> _Exercise prompt_: Nothing after the line with "7.21, 7.70, 8.17, 9.01, 9.08, 9.15, 10.01, 10.49, 10.89, 11.58];" belongs in the copy; extract the lines below from the top through that line, pictures left out.

━━ Data excerpt ━━

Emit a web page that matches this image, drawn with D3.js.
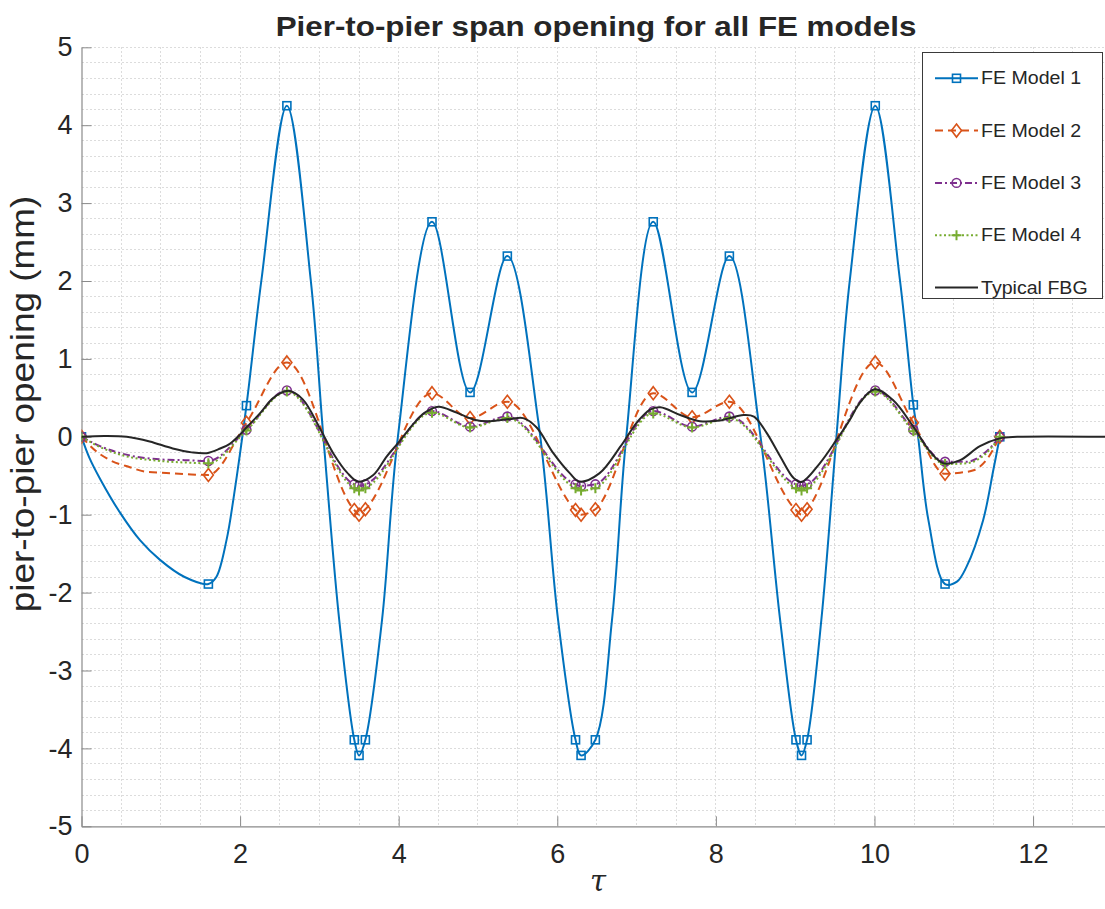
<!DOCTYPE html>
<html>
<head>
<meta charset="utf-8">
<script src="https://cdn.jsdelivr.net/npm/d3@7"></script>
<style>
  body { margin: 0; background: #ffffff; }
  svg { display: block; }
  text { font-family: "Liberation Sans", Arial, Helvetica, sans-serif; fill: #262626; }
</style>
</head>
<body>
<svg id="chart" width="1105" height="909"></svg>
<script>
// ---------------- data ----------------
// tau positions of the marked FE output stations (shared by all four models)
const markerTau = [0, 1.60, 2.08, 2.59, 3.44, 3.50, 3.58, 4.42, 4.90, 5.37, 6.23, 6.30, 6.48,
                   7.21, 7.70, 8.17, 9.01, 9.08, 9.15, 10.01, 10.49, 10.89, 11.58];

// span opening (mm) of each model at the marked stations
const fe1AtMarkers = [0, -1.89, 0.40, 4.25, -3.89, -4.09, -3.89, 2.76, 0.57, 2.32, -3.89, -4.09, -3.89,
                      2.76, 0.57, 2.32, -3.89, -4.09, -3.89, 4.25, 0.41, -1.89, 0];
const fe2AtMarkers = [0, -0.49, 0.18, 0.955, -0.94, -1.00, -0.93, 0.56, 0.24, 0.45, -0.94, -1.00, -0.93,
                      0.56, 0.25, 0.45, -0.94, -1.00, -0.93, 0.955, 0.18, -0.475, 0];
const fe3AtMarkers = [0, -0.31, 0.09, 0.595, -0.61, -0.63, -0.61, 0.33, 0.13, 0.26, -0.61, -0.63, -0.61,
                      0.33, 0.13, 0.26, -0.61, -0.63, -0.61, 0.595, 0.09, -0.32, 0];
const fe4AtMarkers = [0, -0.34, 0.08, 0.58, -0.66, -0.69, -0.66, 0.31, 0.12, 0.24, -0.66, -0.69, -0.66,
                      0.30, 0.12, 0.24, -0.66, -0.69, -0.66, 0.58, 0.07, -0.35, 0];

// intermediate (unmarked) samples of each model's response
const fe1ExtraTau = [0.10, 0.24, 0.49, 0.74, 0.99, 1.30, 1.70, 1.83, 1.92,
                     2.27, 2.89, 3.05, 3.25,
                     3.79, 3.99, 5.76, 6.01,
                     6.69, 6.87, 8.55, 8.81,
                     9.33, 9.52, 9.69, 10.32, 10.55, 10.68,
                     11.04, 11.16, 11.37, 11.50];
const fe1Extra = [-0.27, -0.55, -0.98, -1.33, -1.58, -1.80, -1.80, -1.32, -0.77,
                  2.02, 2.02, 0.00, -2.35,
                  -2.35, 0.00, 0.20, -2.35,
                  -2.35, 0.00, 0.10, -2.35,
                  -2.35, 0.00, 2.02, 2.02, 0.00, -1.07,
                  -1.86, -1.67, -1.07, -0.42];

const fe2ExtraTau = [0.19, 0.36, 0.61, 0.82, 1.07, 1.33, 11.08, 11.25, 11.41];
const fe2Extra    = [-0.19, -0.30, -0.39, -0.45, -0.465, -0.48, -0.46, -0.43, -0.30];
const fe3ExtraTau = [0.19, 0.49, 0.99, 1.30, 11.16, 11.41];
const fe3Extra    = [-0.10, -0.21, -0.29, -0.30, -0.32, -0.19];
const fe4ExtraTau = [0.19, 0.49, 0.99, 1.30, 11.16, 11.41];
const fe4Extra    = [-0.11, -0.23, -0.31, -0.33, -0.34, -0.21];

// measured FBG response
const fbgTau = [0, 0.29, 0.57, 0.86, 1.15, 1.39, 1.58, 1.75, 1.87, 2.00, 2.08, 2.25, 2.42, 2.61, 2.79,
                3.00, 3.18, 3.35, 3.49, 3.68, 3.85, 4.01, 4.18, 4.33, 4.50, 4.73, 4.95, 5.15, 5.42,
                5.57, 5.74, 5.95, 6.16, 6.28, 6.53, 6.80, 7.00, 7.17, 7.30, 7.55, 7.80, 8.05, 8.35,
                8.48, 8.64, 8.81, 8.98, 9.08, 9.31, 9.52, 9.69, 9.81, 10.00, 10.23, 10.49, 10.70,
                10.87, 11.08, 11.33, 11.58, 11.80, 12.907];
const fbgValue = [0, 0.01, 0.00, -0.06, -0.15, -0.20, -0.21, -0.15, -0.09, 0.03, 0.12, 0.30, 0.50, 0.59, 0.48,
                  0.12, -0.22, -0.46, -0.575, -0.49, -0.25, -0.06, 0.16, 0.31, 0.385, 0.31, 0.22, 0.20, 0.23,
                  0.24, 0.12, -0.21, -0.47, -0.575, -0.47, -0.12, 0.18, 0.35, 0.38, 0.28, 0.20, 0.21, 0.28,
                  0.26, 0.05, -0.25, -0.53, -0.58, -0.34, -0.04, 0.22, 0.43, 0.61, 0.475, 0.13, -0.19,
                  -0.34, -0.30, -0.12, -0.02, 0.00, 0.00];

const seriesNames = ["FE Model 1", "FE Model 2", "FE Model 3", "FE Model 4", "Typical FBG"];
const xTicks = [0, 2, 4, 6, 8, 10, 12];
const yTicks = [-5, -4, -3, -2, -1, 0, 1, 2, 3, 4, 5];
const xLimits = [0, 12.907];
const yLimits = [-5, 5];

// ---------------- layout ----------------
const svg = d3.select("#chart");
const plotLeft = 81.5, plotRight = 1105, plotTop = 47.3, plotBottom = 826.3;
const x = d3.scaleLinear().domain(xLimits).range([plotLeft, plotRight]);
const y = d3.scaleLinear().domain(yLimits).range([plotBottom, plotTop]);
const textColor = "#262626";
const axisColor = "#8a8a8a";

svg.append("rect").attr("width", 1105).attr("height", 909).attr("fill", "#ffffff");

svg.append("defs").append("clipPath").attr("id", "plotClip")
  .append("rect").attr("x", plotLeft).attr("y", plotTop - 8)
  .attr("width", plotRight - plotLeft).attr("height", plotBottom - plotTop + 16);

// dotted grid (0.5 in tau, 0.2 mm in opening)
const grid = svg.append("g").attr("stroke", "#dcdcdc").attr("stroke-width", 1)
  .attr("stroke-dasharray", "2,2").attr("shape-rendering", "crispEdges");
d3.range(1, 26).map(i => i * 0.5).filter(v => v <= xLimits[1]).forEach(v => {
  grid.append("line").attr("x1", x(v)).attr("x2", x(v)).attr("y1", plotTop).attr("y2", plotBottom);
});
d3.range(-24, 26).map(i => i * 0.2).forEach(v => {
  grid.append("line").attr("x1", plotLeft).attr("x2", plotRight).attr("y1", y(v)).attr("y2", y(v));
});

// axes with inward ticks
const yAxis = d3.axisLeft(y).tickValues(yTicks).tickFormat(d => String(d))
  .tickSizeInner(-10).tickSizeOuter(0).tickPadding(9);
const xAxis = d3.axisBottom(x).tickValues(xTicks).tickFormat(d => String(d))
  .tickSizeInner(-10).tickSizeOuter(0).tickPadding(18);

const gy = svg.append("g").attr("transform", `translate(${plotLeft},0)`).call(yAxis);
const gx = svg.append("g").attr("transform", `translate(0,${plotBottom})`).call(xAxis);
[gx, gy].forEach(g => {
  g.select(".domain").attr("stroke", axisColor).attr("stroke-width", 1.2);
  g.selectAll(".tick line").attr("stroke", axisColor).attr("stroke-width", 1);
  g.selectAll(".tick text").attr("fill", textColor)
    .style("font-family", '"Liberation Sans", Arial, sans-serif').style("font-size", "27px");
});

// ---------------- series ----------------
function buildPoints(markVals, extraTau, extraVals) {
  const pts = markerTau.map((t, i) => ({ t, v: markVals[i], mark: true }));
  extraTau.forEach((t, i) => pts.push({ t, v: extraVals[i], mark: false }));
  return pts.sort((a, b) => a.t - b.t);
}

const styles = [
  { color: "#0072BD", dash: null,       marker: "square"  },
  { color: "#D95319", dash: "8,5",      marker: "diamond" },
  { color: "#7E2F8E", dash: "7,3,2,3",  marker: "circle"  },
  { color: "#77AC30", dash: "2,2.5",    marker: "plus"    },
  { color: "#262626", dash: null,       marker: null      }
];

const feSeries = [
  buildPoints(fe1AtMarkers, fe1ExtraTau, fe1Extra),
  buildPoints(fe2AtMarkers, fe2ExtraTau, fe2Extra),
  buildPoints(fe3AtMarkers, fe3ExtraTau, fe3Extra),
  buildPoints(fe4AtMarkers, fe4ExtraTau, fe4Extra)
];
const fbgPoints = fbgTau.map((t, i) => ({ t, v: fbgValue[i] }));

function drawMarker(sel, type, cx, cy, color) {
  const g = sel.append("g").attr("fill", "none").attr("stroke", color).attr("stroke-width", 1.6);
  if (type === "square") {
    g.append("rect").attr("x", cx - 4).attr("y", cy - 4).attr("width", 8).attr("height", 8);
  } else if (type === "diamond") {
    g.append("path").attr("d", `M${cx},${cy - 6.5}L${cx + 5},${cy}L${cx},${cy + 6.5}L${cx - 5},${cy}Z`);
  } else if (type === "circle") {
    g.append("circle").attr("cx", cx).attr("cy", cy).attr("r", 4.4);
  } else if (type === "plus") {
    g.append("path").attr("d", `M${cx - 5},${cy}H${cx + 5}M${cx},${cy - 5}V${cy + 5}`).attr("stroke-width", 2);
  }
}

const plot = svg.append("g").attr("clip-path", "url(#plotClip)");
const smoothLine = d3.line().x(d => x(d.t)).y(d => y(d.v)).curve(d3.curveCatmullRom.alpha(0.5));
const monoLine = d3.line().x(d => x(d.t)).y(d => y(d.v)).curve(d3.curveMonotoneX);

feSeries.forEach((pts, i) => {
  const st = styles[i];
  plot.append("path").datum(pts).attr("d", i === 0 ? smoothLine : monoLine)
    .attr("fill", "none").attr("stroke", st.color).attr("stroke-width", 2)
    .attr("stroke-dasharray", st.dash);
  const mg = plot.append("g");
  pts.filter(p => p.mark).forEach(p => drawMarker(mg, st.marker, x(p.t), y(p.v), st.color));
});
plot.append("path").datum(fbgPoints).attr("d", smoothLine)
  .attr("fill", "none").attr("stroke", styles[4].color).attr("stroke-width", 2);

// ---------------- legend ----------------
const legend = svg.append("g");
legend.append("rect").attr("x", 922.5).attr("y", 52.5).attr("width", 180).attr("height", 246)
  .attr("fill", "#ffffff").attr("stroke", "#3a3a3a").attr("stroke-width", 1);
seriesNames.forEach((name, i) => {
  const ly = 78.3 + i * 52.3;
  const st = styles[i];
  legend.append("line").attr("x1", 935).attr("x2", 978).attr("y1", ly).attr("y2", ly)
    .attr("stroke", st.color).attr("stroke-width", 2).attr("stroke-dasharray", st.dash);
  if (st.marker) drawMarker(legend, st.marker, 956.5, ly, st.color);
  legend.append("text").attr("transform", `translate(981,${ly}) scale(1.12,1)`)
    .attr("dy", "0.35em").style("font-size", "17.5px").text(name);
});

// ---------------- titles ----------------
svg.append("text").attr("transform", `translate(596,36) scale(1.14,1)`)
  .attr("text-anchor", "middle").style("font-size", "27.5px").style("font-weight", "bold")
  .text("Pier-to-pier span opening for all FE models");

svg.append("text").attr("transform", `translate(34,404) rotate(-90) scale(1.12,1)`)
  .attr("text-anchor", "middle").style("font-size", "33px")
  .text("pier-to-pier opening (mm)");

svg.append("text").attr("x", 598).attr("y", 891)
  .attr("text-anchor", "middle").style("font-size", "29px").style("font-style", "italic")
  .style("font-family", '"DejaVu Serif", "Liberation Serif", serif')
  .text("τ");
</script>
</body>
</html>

━━━

> _Completed task_:
Emit a web page that matches this image, drawn with D3.js.
<!DOCTYPE html>
<html>
<head>
<meta charset="utf-8">
<script src="https://cdn.jsdelivr.net/npm/d3@7"></script>
<style>
  body { margin: 0; background: #ffffff; }
  svg { display: block; }
  text { font-family: "Liberation Sans", Arial, Helvetica, sans-serif; fill: #262626; }
</style>
</head>
<body>
<svg id="chart" width="1105" height="909"></svg>
<script>
// ---------------- data ----------------
// tau positions of the marked FE output stations (shared by all four models)
const markerTau = [0, 1.60, 2.08, 2.59, 3.44, 3.50, 3.58, 4.42, 4.90, 5.37, 6.23, 6.30, 6.48,
                   7.21, 7.70, 8.17, 9.01, 9.08, 9.15, 10.01, 10.49, 10.89, 11.58];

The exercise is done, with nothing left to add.